TASK DIRECTIONS:
Below are some records. Say how many of their lines contain the string "code", and give nothing but the number.

SOURCE DATA:
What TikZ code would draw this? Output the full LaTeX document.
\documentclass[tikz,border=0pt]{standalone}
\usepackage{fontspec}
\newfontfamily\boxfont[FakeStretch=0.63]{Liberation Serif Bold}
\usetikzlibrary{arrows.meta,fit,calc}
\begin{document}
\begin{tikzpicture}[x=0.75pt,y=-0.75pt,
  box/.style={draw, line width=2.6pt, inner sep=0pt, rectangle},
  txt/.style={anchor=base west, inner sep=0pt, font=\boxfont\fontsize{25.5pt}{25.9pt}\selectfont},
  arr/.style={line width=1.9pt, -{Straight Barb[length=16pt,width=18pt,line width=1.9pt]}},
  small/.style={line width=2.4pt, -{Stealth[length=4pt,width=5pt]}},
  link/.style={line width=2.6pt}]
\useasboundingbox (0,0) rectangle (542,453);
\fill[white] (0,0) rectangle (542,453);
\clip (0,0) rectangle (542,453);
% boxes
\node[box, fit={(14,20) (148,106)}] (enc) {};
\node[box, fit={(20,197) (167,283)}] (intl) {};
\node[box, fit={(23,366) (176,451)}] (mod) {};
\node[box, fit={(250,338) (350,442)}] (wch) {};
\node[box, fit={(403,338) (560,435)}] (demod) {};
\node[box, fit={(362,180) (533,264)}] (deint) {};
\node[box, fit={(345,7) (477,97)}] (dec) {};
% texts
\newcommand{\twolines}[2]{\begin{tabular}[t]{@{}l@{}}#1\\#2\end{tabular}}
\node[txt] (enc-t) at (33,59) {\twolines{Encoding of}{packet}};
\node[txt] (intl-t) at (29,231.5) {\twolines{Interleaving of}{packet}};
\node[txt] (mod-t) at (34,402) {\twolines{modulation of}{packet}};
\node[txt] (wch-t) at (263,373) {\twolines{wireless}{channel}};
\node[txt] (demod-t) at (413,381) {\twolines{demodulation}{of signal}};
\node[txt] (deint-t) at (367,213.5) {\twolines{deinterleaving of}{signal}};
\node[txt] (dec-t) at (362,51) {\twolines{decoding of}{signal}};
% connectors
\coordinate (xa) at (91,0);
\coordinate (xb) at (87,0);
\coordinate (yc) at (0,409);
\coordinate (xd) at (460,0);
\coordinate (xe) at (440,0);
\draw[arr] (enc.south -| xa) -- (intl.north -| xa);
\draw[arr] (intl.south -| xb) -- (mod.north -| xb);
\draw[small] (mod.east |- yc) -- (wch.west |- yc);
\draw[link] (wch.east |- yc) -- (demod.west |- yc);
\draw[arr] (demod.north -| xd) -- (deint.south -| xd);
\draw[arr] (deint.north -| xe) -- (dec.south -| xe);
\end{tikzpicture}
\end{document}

...

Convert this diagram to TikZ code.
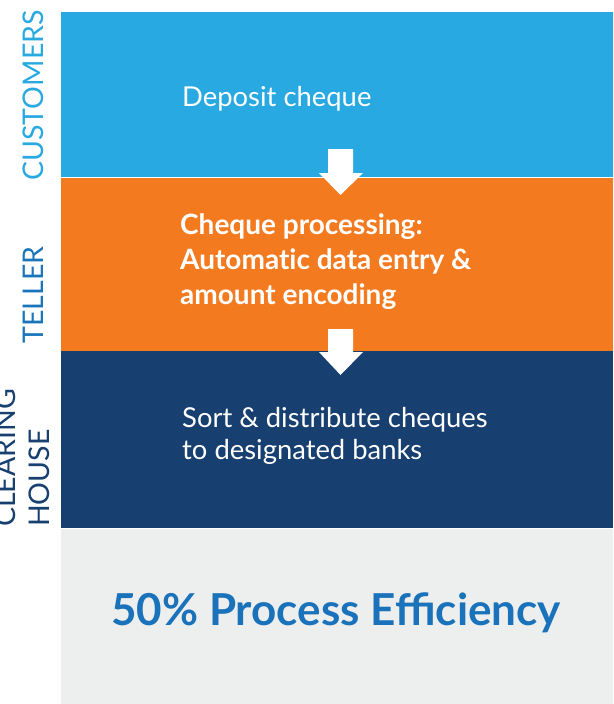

TASK RESULT:
2